Either Hillary Clinton was actively engaged in dishonesty, or she was mishandling classified info. Which is it?

Beyond this, Kessler’s fact check is something of a train wreck. First, he gives an incredibly generous reading of the House Intelligence Committee’s Benghazi report to defend Hillary Clinton:

The House Intelligence Committee, in its 2014 report on the incident, said “there was a stream of contradictory and conflicting intelligence that came in after the attacks.” … Ironically, the CIA’s initial Sept. 12 executive update stated that “this was an intentional assault and not the escalation of a peaceful protest.” But because the report had no intelligence to support it, that language was dropped as analysts developed a theory about a protest, the House panel report said.

This characterization of the report is, at best, far too generous. This is from finding 11 of the House Intelligence Committee report:

Various witnesses and senior military officials serving in the Obama Administration testified to this Committee, the House Armed Services Committee, and the Senate Armed Services Committee that they knew from the moment the attacks began that the attacks were deliberate terrorist acts against U.S. interests. No witness has reported believing at any point that the attacks were anything but terrorist acts. …
However, it was not clear whether the terrorist attacks were committed by al-Qa’ida or by various groups of other bad actors, some of who may have been affiliated with al-Qa’ida. Early CIA, NCTC, DIA, and CJCS intelligence assessments on September 12th and 13th stated that members of AAS and various al-Qa’ida affiliates “likely,” “probably,” or “possibl[y]” participated in the attacks.

So, while there were some contradictory bits of evidence floating around, there was plenty of evidence al Qaeda elements were involved in the attack. In fact, the initial and “ironic” CIA report Kessler cites notes that the weapons involved in the attack strongly suggest it was a pre-planned attack, not a spontaneous protest.

What evidence was there for the “theory” that it was the result of the video? The report isn’t specific at all on that point, beyond vague references to intelligence assessments. As for how the theory that the video was behind the attacks, Kessler overlooks how the report notes the Obama administration, which was in full reelection mode, had a political motive not to acknowledge Benghazi as a terrorist attack:

On Saturday September 14, 2012, Deputy National Security Advisor, Ben Rhodes, wrote in an email titled “PREP CALL with Susan: Saturday at 4:00 ET” that one of the goals of Administration public statements should be “To underscore that these protests are rooted in an Internet video, and not a broader failure of policy.”

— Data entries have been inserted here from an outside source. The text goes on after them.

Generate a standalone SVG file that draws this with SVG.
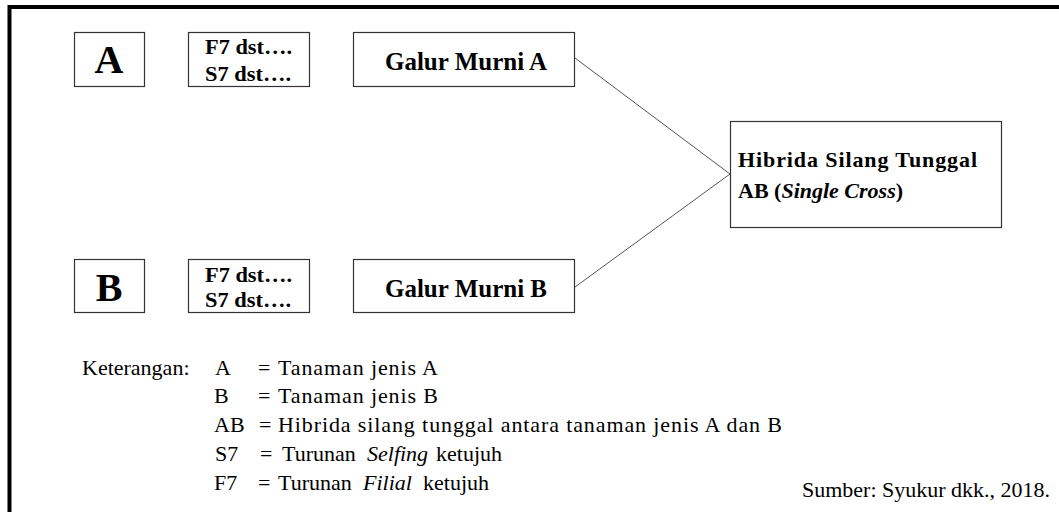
<svg xmlns="http://www.w3.org/2000/svg" width="1059" height="512" viewBox="0 0 1059 512">
<style>
.box{fill:#fff;stroke:#333;stroke-width:1.2}
.b{font-family:"Liberation Serif",serif;font-weight:bold;fill:#000}
.r{font-family:"Liberation Serif",serif;font-size:22px;fill:#000}
.i{font-style:italic}
.conn{stroke:#555;stroke-width:1;fill:none}
</style>
<rect width="1059" height="512" fill="#fff"/>
<path d="M9.5,512 V7 H1059" fill="none" stroke="#000" stroke-width="4"/>
<g id="nodeA">
<rect class="box" x="74.5" y="32.5" width="70" height="54"/>
<text class="b" x="109" y="73" font-size="40" text-anchor="middle">A</text>
</g>
<g id="genA">
<rect class="box" x="188.5" y="32.5" width="121" height="54"/>
<text class="b" x="205" y="54" font-size="21" textLength="87" lengthAdjust="spacingAndGlyphs">F7 dst….</text>
<text class="b" x="205" y="81" font-size="21" textLength="86" lengthAdjust="spacingAndGlyphs">S7 dst….</text>
</g>
<g id="galurA">
<rect class="box" x="353.5" y="32.5" width="221" height="54"/>
<text class="b" x="466" y="70" font-size="25" text-anchor="middle">Galur Murni A</text>
</g>
<g id="nodeB">
<rect class="box" x="74.5" y="259.5" width="70" height="53"/>
<text class="b" x="109" y="301" font-size="40" text-anchor="middle">B</text>
</g>
<g id="genB">
<rect class="box" x="188.5" y="259.5" width="121" height="53"/>
<text class="b" x="205" y="282" font-size="21" textLength="87" lengthAdjust="spacingAndGlyphs">F7 dst….</text>
<text class="b" x="205" y="307" font-size="21" textLength="86" lengthAdjust="spacingAndGlyphs">S7 dst….</text>
</g>
<g id="galurB">
<rect class="box" x="353.5" y="259.5" width="221" height="53"/>
<text class="b" x="466" y="297" font-size="25" text-anchor="middle">Galur Murni B</text>
</g>
<g id="hibrida">
<rect class="box" x="730.5" y="121.5" width="271" height="106"/>
<text class="b" x="738" y="167" font-size="22" textLength="239" lengthAdjust="spacing">Hibrida Silang Tunggal</text>
<text class="b" x="738" y="198" font-size="22">AB (<tspan class="i">Single Cross</tspan>)</text>
</g>
<g id="connectors">
<line class="conn" x1="575" y1="58" x2="730" y2="174"/>
<line class="conn" x1="575" y1="287" x2="730" y2="174"/>
</g>
<g id="legend">
<text class="r" x="82" y="375">Keterangan:</text>
<text class="r" x="215" y="375">A</text>
<text class="r" x="258" y="375">=</text>
<text class="r" x="278" y="375" textLength="160" lengthAdjust="spacing">Tanaman  jenis A</text>
<text class="r" x="214" y="403">B</text>
<text class="r" x="258" y="403">=</text>
<text class="r" x="278" y="403" textLength="160" lengthAdjust="spacing">Tanaman  jenis B</text>
<text class="r" x="214" y="432">AB</text>
<text class="r" x="259" y="432">=</text>
<text class="r" x="278" y="432" textLength="504" lengthAdjust="spacing">Hibrida  silang  tunggal  antara  tanaman  jenis A dan B</text>
<text class="r" x="215" y="461">S7</text>
<text class="r" x="260" y="461">=</text>
<text class="r" x="282" y="461">Turunan</text>
<text class="r i" x="367" y="461">Selfing</text>
<text class="r" x="436" y="461">ketujuh</text>
<text class="r" x="214" y="490">F7</text>
<text class="r" x="258" y="490">=</text>
<text class="r" x="278" y="490">Turunan</text>
<text class="r i" x="363" y="490">Filial</text>
<text class="r" x="423" y="490">ketujuh</text>
<text class="r" x="802" y="497">Sumber: Syukur dkk., 2018.</text>
</g>
</svg>
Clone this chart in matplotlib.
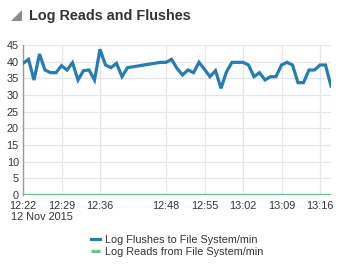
import matplotlib.pyplot as plt
from matplotlib.patches import Polygon

plt.rcParams['font.family'] = ['Liberation Sans', 'DejaVu Sans']

# minutes after 12:22 on 12 Nov 2015
minutes = list(range(0, 20)) + list(range(25, 57))
flushes = [39.5, 40.7, 34.5, 42.3, 37.5, 36.7, 36.7, 38.8, 37.5, 39.7,
           34.5, 37.3, 37.5, 34.5, 43.7, 39.0, 38.2, 39.5, 35.5, 38.2,
           39.8, 39.8, 40.7, 38.0, 36.0, 37.5, 36.7, 39.8, 37.7, 35.5,
           37.3, 32.0, 37.0, 39.8, 39.8, 39.8, 39.0, 35.5, 36.7, 34.5,
           35.5, 35.5, 39.0, 39.8, 39.0, 33.7, 33.7, 37.5, 37.5, 39.0,
           39.0, 32.7]
reads = [0.0] * len(minutes)

tick_pos = [0, 7, 14, 26, 33, 40, 47, 54]
tick_labels = ["12:22", "12:29", "12:36", "12:48", "12:55", "13:02", "13:09", "13:16"]
y_ticks = list(range(0, 50, 5))

W, H = 340, 264
fig = plt.figure(figsize=(W / 100, H / 100), dpi=100)
fig.patch.set_facecolor("white")
ax = fig.add_axes([23 / W, 1 - 195 / H, (331 - 23) / W, 150 / H])

ax.plot(minutes, reads, color="#6cc486", lw=2.4, solid_capstyle="butt",
        label="Log Reads from File System/min", zorder=3)
ax.plot(minutes, flushes, color="#267db3", lw=2.3, solid_joinstyle="miter",
        label="Log Flushes to File System/min", zorder=4)

ax.set_xlim(0, 56)
ax.set_ylim(0, 45)
ax.set_xticks(tick_pos)
ax.set_xticklabels(tick_labels)
ax.set_yticks(y_ticks)
ax.grid(color="#e3e7ec", lw=0.9)
ax.set_axisbelow(True)
for s in ["top", "right", "bottom"]:
    ax.spines[s].set_visible(False)
ax.spines["left"].set_color("#9a9a9a")
ax.spines["left"].set_linewidth(1.0)
ax.tick_params(length=0, labelsize=7.8, colors="#333333")
ax.tick_params(axis="x", pad=4)
ax.tick_params(axis="y", pad=3)

fig.text(11 / W, 1 - 217 / H, "12 Nov 2015", fontsize=7.8, color="#333333",
         va="center", ha="left")

# title with triangle marker
fig.patches.append(Polygon([(11 / W, 1 - 21 / H), (22 / W, 1 - 21 / H), (22 / W, 1 - 10 / H)],
                           closed=True, transform=fig.transFigure,
                           facecolor="#8c8c8c", edgecolor="none"))
fig.text(29 / W, 1 - 16 / H, "Log Reads and Flushes", fontsize=10.4, fontweight="bold",
         color="#333333", va="center", ha="left")

h, l = ax.get_legend_handles_labels()
fig.legend(h[::-1], l[::-1], loc="center left", bbox_to_anchor=(86 / W, 1 - 246 / H),
           frameon=False, fontsize=7.8, handlelength=0.8, handletextpad=0.45,
           labelspacing=0.15, borderpad=0, labelcolor="#333333")

fig.savefig("out.png", dpi=100)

Kessler also writes the following, which needlessly muddies the waters: “Amazingly, the CIA analysts did not gain access to eyewitness accounts until Sept. 22, when the FBI first published an intelligence report on its interviews.” Actually, CIA analysts should have known better sooner than that. The report notes that a message the Tripoli station chief sent to Morrell on September 16 said there was no “‘ground truth reporting’ that a protest occurred and that the attacks did not appear to be the ‘result of escalating mob violence,'” and “based on his conversations with the security personnel who had been on the ground, the analysts should not rely on the intelligence indicating that a protest occurred.” Susan Rice went on  national television the same day blaming the video for the attack, so the subtext of the station chief’s note appears to be trying to keep the CIA from being implicated in political talking points that are easily disprovable. And contra Kessler, at least by five days after the attack, CIA analysts should have been warned off of saying the attack was caused by the video, and that assessment was rooted in eyewitness accounts.

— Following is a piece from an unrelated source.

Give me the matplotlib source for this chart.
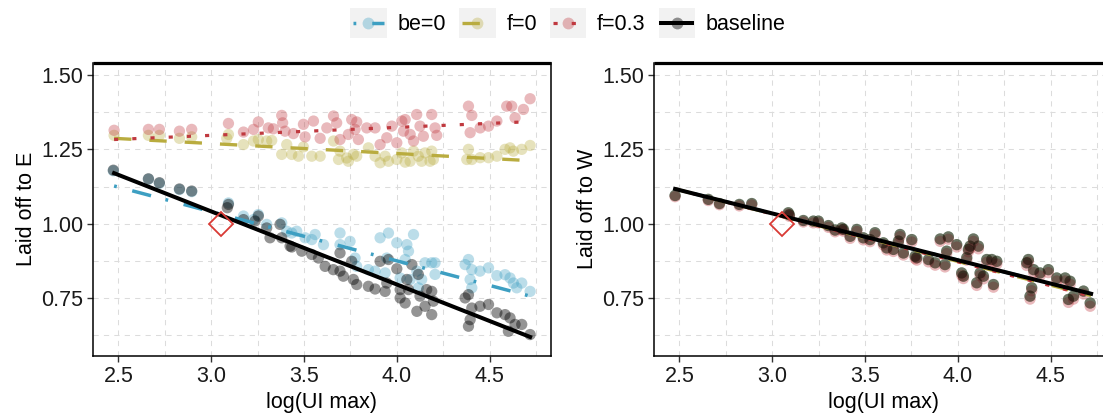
import matplotlib
matplotlib.use("Agg")
import matplotlib.pyplot as plt
from matplotlib.legend_handler import HandlerBase
from matplotlib.lines import Line2D
from matplotlib.patches import Rectangle
from matplotlib.ticker import FormatStrFormatter, MultipleLocator

plt.rcParams["font.family"] = ["Liberation Sans", "DejaVu Sans"]

# ---- data: left panel (laid off to E) ----
E_base_x = [2.473, 2.662, 2.721, 2.829, 2.895, 3.087, 3.093, 3.174, 3.236, 3.254,
            3.299, 3.317, 3.371, 3.380, 3.425, 3.434, 3.488, 3.542, 3.578, 3.614,
            3.658, 3.694, 3.694, 3.712, 3.757, 3.766, 3.784, 3.847, 3.883, 3.910,
            3.937, 3.946, 3.955, 4.000, 4.018, 4.018, 4.045, 4.054, 4.063, 4.081,
            4.108, 4.116, 4.125, 4.152, 4.161, 4.188, 4.188, 4.197, 4.368, 4.386,
            4.386, 4.395, 4.404, 4.448, 4.494, 4.539, 4.583, 4.601, 4.610, 4.637,
            4.673, 4.718]
E_base_y = [1.180, 1.151, 1.138, 1.117, 1.110, 1.054, 1.065, 1.014, 1.009, 1.026,
            0.986, 0.953, 0.998, 0.953, 0.925, 0.922, 0.908, 0.897, 0.885, 0.857,
            0.846, 0.902, 0.841, 0.824, 0.874, 0.813, 0.796, 0.790, 0.781, 0.874,
            0.773, 0.801, 0.880, 0.849, 0.779, 0.751, 0.734, 0.813, 0.779, 0.863,
            0.706, 0.830, 0.757, 0.723, 0.779, 0.695, 0.773, 0.740, 0.751, 0.762,
            0.656, 0.678, 0.717, 0.723, 0.729, 0.701, 0.695, 0.639, 0.684, 0.662,
            0.662, 0.628]

E_be0_x = [2.473, 2.662, 2.721, 2.829, 2.895, 3.093, 3.174, 3.228, 3.254, 3.299,
           3.380, 3.407, 3.434, 3.461, 3.506, 3.542, 3.560, 3.605, 3.694, 3.694,
           3.748, 3.775, 3.784, 3.847, 3.883, 3.910, 3.937, 3.946, 3.955, 4.000,
           4.018, 4.045, 4.054, 4.063, 4.072, 4.090, 4.108, 4.116, 4.134, 4.152,
           4.188, 4.206, 4.206, 4.368, 4.386, 4.395, 4.404, 4.404, 4.448, 4.494,
           4.539, 4.583, 4.610, 4.628, 4.646, 4.673, 4.718]
E_be0_y = [1.178, 1.150, 1.136, 1.115, 1.108, 1.070, 1.026, 1.014, 1.031, 0.998,
           1.003, 0.975, 0.969, 0.975, 0.953, 0.947, 0.964, 0.930, 0.969, 0.930,
           0.941, 0.885, 0.857, 0.846, 0.841, 0.953, 0.835, 0.885, 0.969, 0.936,
           0.818, 0.880, 0.930, 0.908, 0.813, 0.964, 0.841, 0.785, 0.813, 0.869,
           0.869, 0.869, 0.830, 0.863, 0.880, 0.813, 0.846, 0.785, 0.841, 0.852,
           0.826, 0.829, 0.818, 0.801, 0.785, 0.801, 0.773]

E_f0_x = [2.477, 2.662, 2.721, 2.829, 2.895, 3.084, 3.093, 3.174, 3.228, 3.254,
          3.299, 3.326, 3.380, 3.407, 3.434, 3.470, 3.497, 3.542, 3.587, 3.659,
          3.686, 3.694, 3.730, 3.739, 3.766, 3.784, 3.847, 3.883, 3.910, 3.937,
          3.955, 4.000, 4.027, 4.045, 4.072, 4.090, 4.116, 4.134, 4.152, 4.179,
          4.188, 4.197, 4.377, 4.386, 4.404, 4.449, 4.494, 4.539, 4.583, 4.610,
          4.628, 4.673, 4.718]
E_f0_y = [1.297, 1.297, 1.297, 1.287, 1.292, 1.287, 1.300, 1.266, 1.278, 1.283,
          1.278, 1.280, 1.233, 1.266, 1.233, 1.227, 1.258, 1.227, 1.227, 1.278,
          1.216, 1.244, 1.221, 1.210, 1.233, 1.227, 1.255, 1.227, 1.205, 1.227,
          1.210, 1.216, 1.238, 1.207, 1.210, 1.244, 1.227, 1.210, 1.238, 1.210,
          1.244, 1.216, 1.216, 1.250, 1.216, 1.222, 1.222, 1.227, 1.250, 1.255,
          1.244, 1.250, 1.263]

E_f03_x = [2.477, 2.662, 2.721, 2.829, 2.895, 3.093, 3.174, 3.228, 3.254, 3.308,
           3.335, 3.380, 3.385, 3.398, 3.443, 3.497, 3.506, 3.551, 3.587, 3.623,
           3.659, 3.676, 3.694, 3.739, 3.757, 3.775, 3.784, 3.793, 3.838, 3.883,
           3.910, 3.946, 3.973, 4.000, 4.027, 4.036, 4.045, 4.072, 4.090, 4.107,
           4.125, 4.143, 4.188, 4.206, 4.215, 4.386, 4.395, 4.404, 4.449, 4.494,
           4.539, 4.592, 4.619, 4.637, 4.682, 4.718]
E_f03_y = [1.314, 1.317, 1.317, 1.311, 1.317, 1.337, 1.308, 1.317, 1.342, 1.322,
           1.319, 1.364, 1.339, 1.311, 1.303, 1.334, 1.292, 1.345, 1.287, 1.322,
           1.362, 1.339, 1.283, 1.300, 1.350, 1.317, 1.342, 1.283, 1.322, 1.322,
           1.266, 1.289, 1.328, 1.272, 1.345, 1.311, 1.350, 1.300, 1.278, 1.367,
           1.328, 1.294, 1.367, 1.322, 1.297, 1.395, 1.306, 1.364, 1.322, 1.328,
           1.345, 1.395, 1.395, 1.356, 1.384, 1.420]

# ---- data: right panel (laid off to W) ----
W_x = [2.477, 2.656, 2.716, 2.823, 2.890, 3.087, 3.093, 3.168, 3.222, 3.249,
       3.303, 3.339, 3.375, 3.384, 3.420, 3.456, 3.491, 3.527, 3.554, 3.599,
       3.617, 3.653, 3.680, 3.689, 3.707, 3.752, 3.770, 3.779, 3.842, 3.878,
       3.905, 3.931, 3.940, 3.949, 3.994, 4.021, 4.030, 4.048, 4.057, 4.066,
       4.084, 4.102, 4.111, 4.120, 4.138, 4.156, 4.183, 4.192, 4.210, 4.371,
       4.380, 4.389, 4.398, 4.408, 4.443, 4.488, 4.533, 4.578, 4.596, 4.605,
       4.623, 4.677, 4.713]
W_base_y = [1.095, 1.082, 1.068, 1.065, 1.068, 1.037, 1.030, 1.011, 1.009, 1.009,
            0.994, 0.979, 0.986, 0.981, 0.958, 0.981, 0.953, 0.947, 0.970, 0.936,
            0.919, 0.914, 0.942, 0.964, 0.902, 0.947, 0.891, 0.886, 0.880, 0.869,
            0.949, 0.863, 0.908, 0.956, 0.930, 0.835, 0.824, 0.886, 0.914, 0.925,
            0.949, 0.802, 0.925, 0.835, 0.824, 0.880, 0.880, 0.796, 0.874, 0.869,
            0.880, 0.757, 0.785, 0.846, 0.835, 0.846, 0.818, 0.818, 0.746, 0.807,
            0.757, 0.774, 0.734]
W_f03_y = [1.091, 1.078, 1.064, 1.060, 1.063, 1.032, 1.025, 1.006, 1.003, 1.003,
           0.988, 0.973, 0.980, 0.975, 0.951, 0.974, 0.946, 0.940, 0.963, 0.929,
           0.912, 0.907, 0.935, 0.957, 0.895, 0.939, 0.883, 0.878, 0.872, 0.861,
           0.941, 0.855, 0.900, 0.948, 0.922, 0.827, 0.816, 0.878, 0.906, 0.917,
           0.941, 0.793, 0.916, 0.826, 0.815, 0.871, 0.871, 0.787, 0.865, 0.860,
           0.871, 0.747, 0.775, 0.836, 0.825, 0.836, 0.808, 0.808, 0.736, 0.797,
           0.747, 0.764, 0.723]

# fitted lines (values at the ends of the x range)
fit_x = [2.477, 4.718]
E_fit = {"be=0": [1.127, 0.757], "f=0": [1.287, 1.212],
         "f=0.3": [1.283, 1.343], "baseline": [1.170, 0.620]}
W_fit = {"be=0": [1.117, 0.765], "f=0": [1.117, 0.759],
         "f=0.3": [1.117, 0.757], "baseline": [1.117, 0.765]}

ref_x = [3.053]
ref_y = [1.00]

series = ["be=0", "f=0", "f=0.3", "baseline"]
colors = {"be=0": "#3D9FC2", "f=0": "#B9AC3F", "f=0.3": "#C0393F", "baseline": "black"}
styles = {"be=0": (0, (0.8, 4.6, 5.6, 4.3)),
          "f=0": (0, (5.2, 5.4)),
          "f=0.3": (0, (1.3, 4.4)),
          "baseline": "-"}
widths = {"be=0": 2.5, "f=0": 2.4, "f=0.3": 2.3, "baseline": 2.9}
pt_alpha = {"be=0": 0.35, "f=0": 0.35, "f=0.3": 0.35, "baseline": 0.42}

E_points = {"be=0": (E_be0_x, E_be0_y), "f=0": (E_f0_x, E_f0_y),
            "f=0.3": (E_f03_x, E_f03_y), "baseline": (E_base_x, E_base_y)}
W_points = {"be=0": (W_x, W_base_y), "f=0": (W_x, W_base_y),
            "f=0.3": (W_x, W_f03_y), "baseline": (W_x, W_base_y)}

FS = 15.5
W, H = 1103, 418
fig = plt.figure(figsize=(W / 100, H / 100), dpi=100)
ax_w = 457.4 / W
ax_h = (356 - 62.7) / H
ax_b = 1 - 356 / H
axE = fig.add_axes([93.3 / W, ax_b, ax_w, ax_h])
axW = fig.add_axes([654.3 / W, ax_b, ax_w, ax_h])


def draw_panel(ax, points, fits, ylabel):
    for s in series:
        xs, ys = points[s]
        ax.scatter(xs, ys, s=66, color=colors[s], alpha=pt_alpha[s],
                   edgecolors="none", zorder=2)
    for s in series:
        ax.plot(fit_x, fits[s], color=colors[s], linestyle=styles[s],
                lw=widths[s], dash_capstyle="butt", zorder=3)
    ax.plot(ref_x, ref_y, marker="D", ms=12, mfc="none", mec="#D93A35",
            mew=1.3, linestyle="none", zorder=4)

    ax.set_xlim(2.365, 4.829)
    ax.set_ylim(0.556, 1.541)
    ax.xaxis.set_major_locator(MultipleLocator(0.5))
    ax.xaxis.set_minor_locator(MultipleLocator(0.25))
    ax.yaxis.set_major_locator(MultipleLocator(0.25))
    ax.yaxis.set_minor_locator(MultipleLocator(0.125))
    ax.xaxis.set_major_formatter(FormatStrFormatter("%.1f"))
    ax.yaxis.set_major_formatter(FormatStrFormatter("%.2f"))
    ax.grid(which="both", color="#DCDCDC", lw=0.75, linestyle=(0, (5, 5)), zorder=0)
    ax.set_axisbelow(True)
    ax.tick_params(which="major", length=4, width=1, color="#333333",
                   labelsize=FS, labelcolor="#1A1A1A", pad=3)
    ax.tick_params(which="minor", length=0)
    for side in ("left", "right", "bottom"):
        ax.spines[side].set_linewidth(1.1)
    ax.spines["top"].set_linewidth(2.3)
    ax.spines["top"].set_capstyle("butt")
    ax.set_xlabel("log(UI max)", fontsize=FS, labelpad=4)
    ax.set_ylabel(ylabel, fontsize=FS, labelpad=3)


draw_panel(axE, E_points, E_fit, "Laid off to E")
draw_panel(axW, W_points, W_fit, "Laid off to W")


class KeyHandler(HandlerBase):
    # grey key box, the series line and a translucent point on top
    def create_artists(self, legend, orig_handle, xdescent, ydescent,
                       width, height, fontsize, trans):
        x0, y0 = -xdescent, -ydescent
        yc = y0 + height / 2
        bg = Rectangle((x0, y0), width, height, facecolor="#F2F2F2",
                       edgecolor="none", transform=trans)
        ln = Line2D([x0 + 2, x0 + width - 2], [yc, yc], transform=trans)
        ln.update_from(orig_handle)
        ln.set_marker("None")
        pt = Line2D([x0 + width / 2], [yc], marker="o", ms=8.5, linestyle="none",
                    color=orig_handle.get_color(), alpha=orig_handle.pt_alpha,
                    mec="none", transform=trans)
        return [bg, ln, pt]


handles = []
for s in series:
    h = Line2D([], [], color=colors[s], linestyle=styles[s], lw=widths[s],
               dash_capstyle="butt")
    h.pt_alpha = pt_alpha[s]
    handles.append(h)

fig.legend(handles, series, loc="center", bbox_to_anchor=(568 / W, 1 - 23 / H),
           ncol=4, frameon=False, fontsize=FS, handlelength=1.7, handleheight=1.7,
           handletextpad=0.5, columnspacing=0.6,
           handler_map={Line2D: KeyHandler()})

fig.savefig("out.png", dpi=100)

Kessler is right in noting there were a lot of contradictory things being said in the first 10 days or so after the attack, but he doesn’t make any effort to assess how political motivations played a role in this. If you read the House Intelligence Committee’s report, you know that the public accounts of what happened in Benghazi from the CIA and broader intelligence community appear far from reliable. With an election two months away, it would clearly redound to the administration’s benefit to stick to talking points denying an al Qaeda terror attack had killed a U.S. ambassador and three other Americans, or at the very least muddy the waters thoroughly before a media narrative can gel. And it continues to benefit Hillary Clinton that Kessler elides over a lot of information to ignore the political motivations. Finally, is no one troubled by the fact that not only was it erroneous to blame the attack on the video, but there were awfully chilling First Amendment implications involved in this explanation and carrying out a threat to arrest filmmaker?

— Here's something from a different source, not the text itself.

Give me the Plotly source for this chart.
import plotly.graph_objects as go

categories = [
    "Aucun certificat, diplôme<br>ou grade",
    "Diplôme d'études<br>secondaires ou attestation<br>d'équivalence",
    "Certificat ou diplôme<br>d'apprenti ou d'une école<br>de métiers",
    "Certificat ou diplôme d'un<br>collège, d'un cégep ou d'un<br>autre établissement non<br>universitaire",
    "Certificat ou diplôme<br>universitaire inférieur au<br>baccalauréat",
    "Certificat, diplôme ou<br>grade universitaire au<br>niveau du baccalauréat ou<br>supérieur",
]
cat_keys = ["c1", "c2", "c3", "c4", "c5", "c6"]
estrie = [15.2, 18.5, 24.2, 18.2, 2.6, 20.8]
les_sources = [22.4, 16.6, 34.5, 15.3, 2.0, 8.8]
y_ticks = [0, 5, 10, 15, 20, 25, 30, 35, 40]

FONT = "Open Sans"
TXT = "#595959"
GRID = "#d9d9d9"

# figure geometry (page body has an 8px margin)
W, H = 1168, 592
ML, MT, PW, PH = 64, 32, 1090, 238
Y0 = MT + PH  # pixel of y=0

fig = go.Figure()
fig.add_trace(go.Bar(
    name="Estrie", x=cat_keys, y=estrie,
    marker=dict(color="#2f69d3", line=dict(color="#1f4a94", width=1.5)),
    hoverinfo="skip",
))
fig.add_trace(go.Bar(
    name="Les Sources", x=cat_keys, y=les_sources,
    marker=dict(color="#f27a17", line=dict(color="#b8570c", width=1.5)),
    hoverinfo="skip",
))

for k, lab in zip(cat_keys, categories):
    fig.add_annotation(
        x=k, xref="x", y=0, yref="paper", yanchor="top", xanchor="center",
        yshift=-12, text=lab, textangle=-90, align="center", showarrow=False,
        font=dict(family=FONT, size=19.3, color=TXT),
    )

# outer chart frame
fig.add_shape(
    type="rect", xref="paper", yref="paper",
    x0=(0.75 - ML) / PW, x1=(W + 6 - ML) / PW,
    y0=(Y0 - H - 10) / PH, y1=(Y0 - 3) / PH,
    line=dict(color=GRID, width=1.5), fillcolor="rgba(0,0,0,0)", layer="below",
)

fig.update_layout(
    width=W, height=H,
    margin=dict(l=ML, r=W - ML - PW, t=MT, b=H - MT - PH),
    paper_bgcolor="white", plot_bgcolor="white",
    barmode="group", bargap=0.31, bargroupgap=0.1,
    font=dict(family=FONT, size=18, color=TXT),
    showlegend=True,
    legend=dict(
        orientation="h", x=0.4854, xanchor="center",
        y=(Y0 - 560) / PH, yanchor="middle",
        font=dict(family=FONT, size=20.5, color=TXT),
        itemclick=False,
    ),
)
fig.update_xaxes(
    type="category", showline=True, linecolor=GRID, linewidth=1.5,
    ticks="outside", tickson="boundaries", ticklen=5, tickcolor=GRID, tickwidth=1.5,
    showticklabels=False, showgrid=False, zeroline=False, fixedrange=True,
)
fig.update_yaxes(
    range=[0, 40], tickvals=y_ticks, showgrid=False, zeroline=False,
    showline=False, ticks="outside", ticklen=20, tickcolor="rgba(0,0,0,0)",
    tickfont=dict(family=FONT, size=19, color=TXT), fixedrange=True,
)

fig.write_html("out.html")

Reading between the lines of his fact check, Kessler does appear to be hedging his bets a bit. And in general, Kessler is right that you should be careful when you call someone a liar. But this is a classic example of why media fact checking worsens political debates, rather than improves our understanding. In light of the evidence, the implication that Rubio’s a liar for calling Clinton a liar is unfair to Rubio. There’s lots of evidence that suggests she is lying about Benghazi, and just how much benefit of the doubt does she deserve? Given what we know now, would anyone say Hillary Clinton didn’t lie about her email server multiple times when that controversy erupted earlier this year? What about the Clintons’s historical track record of honesty?  And it’s especially questionable when Kessler himself reports her campaign is currently telling untruths about how she characterized the Benghazi attack to the victims’ families.

Kessler works harder, is fairer, generally does a much better job that than his fact checking peers, and he’s always been responsive to criticism.  And yet, even the exception proves the rule: It’s impossible to imagine a Republican figure with such a checkered reputation for honesty getting this kind of benefit of the doubt from a media “fact checker.”